1 cup unsweetened, shredded coconut
1 cup + 2 tablespoons all-purpose flour
¼ cup sugar
2 teaspoons finely grated lime zest
¼ teaspoon salt
½ cup unsalted butter, at room temperature and cut in pieces
1 egg white, lightly whisked
Preheat oven to 350°F. Spread ½ cup of the coconut onto an ungreased baking tray and toast for 10 minutes, shaking the pan every few minutes to make sure that the coconut doesn’t burn. Allow to cool.
Pulse the flour, sugar, lime zest and salt in a food processor to combine.
Add the butter and pulse just until the dough is crumbly.
Add the ½ cup of cooled, toasted coconut and pulse until the dough comes together. Shape the dough into 2 logs about 1¼ inches across and 6 inches long. Wrap in plastic wrap and chill until firm, about 2 hours.
Preheat oven to 350°F and line 2 baking trays with parchment paper. Pull the dough out of the refrigerator 20 minutes before slicing.
Place the remaining ½ cup of untoasted coconut onto a plate. Unwrap the dough and lightly brush each log with the whisked egg white, then roll them in the coconut to coat. Slice the cookies into medallions about ¼ inch thick and place them on the baking trays, leaving one inch space between them.
Bake the cookies for 10-12 minutes, until they brown just slightly on the bottom. Cool the cookies on the tray before removing.
Yield: one 9-inch cheesecake
“Back to Baking”, pp. 164
Oh how I love the richness and sweetness of cheesecakes. So much deliciousness in one dessert is probably frowned upon in some parts of the world (sadly!). This recipe is very unique in the sense that it is at least as good as a traditional cheesecake, but contains fresh raspberries and also has hints of lime and white chocolate. The lime cuts down on the sweetness a bit while the white chocolate provides an additional layer of flavor. Another unusual ingredient for a cheesecake is the sour cream, which makes for a less rich cheesecake that is just as scrumptious. I would never have thought to combine these eclectic ingredients together, but they totally work! If you are craving an excellent yet less rich cheesecake, this is definitely the recipe to try.

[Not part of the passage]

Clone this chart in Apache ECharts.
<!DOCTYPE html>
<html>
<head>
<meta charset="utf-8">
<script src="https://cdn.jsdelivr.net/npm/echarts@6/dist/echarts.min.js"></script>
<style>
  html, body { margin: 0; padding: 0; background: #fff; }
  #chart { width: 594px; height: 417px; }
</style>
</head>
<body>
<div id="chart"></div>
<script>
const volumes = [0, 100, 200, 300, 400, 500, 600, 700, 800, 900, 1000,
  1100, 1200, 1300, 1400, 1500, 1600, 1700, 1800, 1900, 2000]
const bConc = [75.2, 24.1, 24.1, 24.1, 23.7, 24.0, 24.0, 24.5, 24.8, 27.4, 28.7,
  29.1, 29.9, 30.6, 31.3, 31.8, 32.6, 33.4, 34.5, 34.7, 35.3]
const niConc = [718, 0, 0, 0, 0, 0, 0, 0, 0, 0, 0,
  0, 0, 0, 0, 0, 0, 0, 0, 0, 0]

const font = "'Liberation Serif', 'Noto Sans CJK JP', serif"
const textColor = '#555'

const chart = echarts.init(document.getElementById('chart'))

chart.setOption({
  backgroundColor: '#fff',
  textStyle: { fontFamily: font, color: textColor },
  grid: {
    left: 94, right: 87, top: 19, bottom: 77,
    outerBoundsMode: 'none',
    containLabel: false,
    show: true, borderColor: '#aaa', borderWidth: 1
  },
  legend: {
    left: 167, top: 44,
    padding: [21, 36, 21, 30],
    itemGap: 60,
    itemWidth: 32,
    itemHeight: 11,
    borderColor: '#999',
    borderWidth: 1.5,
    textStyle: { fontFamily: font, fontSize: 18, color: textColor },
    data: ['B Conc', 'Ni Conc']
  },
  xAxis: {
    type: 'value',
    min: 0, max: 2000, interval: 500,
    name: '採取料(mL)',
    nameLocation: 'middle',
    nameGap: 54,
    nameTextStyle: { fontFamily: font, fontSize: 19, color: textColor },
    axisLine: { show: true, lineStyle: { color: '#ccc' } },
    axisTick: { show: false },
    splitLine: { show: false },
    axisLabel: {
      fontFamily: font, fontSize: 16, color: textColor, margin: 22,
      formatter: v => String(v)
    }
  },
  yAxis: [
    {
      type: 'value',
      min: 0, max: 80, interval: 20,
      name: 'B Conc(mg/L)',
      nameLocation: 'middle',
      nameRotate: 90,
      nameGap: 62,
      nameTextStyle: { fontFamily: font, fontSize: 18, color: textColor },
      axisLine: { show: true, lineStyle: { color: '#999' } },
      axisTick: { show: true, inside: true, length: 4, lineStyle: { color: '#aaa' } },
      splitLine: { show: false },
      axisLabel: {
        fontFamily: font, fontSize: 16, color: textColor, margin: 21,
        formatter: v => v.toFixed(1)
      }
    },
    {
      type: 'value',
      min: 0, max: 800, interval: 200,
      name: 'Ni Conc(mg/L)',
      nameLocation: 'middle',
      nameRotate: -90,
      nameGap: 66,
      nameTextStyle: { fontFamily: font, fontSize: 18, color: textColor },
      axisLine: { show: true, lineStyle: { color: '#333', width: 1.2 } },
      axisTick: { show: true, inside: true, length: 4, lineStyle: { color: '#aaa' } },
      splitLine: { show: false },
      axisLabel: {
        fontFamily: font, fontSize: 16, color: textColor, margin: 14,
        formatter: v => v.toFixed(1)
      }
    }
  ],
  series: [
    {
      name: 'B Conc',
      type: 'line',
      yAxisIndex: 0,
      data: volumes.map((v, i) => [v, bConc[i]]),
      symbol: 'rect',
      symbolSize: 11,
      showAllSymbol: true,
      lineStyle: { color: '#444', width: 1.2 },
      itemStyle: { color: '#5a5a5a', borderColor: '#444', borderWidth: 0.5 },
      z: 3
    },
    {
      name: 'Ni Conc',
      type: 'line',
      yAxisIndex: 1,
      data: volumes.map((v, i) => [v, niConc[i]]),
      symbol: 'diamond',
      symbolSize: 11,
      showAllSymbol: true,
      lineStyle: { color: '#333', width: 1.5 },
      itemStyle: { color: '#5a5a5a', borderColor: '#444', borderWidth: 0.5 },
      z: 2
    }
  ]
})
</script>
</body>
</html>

2 packages (8 oz/250 g each) cream cheese, at room temperature
2 tablespoons all-purpose flour
3/4 cup sugar
1/2 cup sour cream
3 tablespoons lime juice
2 teaspoons finely grated lime zest
1 teaspoon vanilla extract
2 eggs, at room temperature
1 egg yolk, at room temperature
4 oz (125 g) white chocolate, chopped
1 cup fresh raspberries, plus extra for garnish
Preheat oven to 350°F and grease a 9-inch springform pan.
In a bowl, stir the cookie crumbs with the melted butter and press them into the bottom and halfway up the side of the prepared pan. Bake for 10 minutes and cool while preparing the filling.
Reduce the oven temperature to 300°F. Beat the cream cheese and flour until the mixture is light and fluffy.
Slowly pour in the sugar while beating and scrape the sides of the bowl 2-3 times while adding.
Beat in the sour cream, lime juice and zest, and vanilla extract until well blended. Scrape the sides and bottom of the bowl.
One at a time, add the eggs and the egg yolk, beating well at low speed after each addition.
By hand, fold in the white chocolate and raspberries. Pour the mixture into the cooled crust.
Place the pan on a baking tray and bake for about 40 minutes (it took my oven more like one hour !), until the outside edges of the cheesecake are set but the centre still has a little jiggle to it. Cool the cheesecake to room temperature, then chill until set, at least 6 hours.
Notes from Anna:
Crumbs from any other buttery sugar cookies could be used in place of Snickerdoodles.
Just before placing it in the refrigerator to chill, run a palette knife around the inside edge of the springform. This allows to separate the cheesecake from the pan so that if it contracts, it will pull away from the sides of the pan and will be less likely to crack in the middle.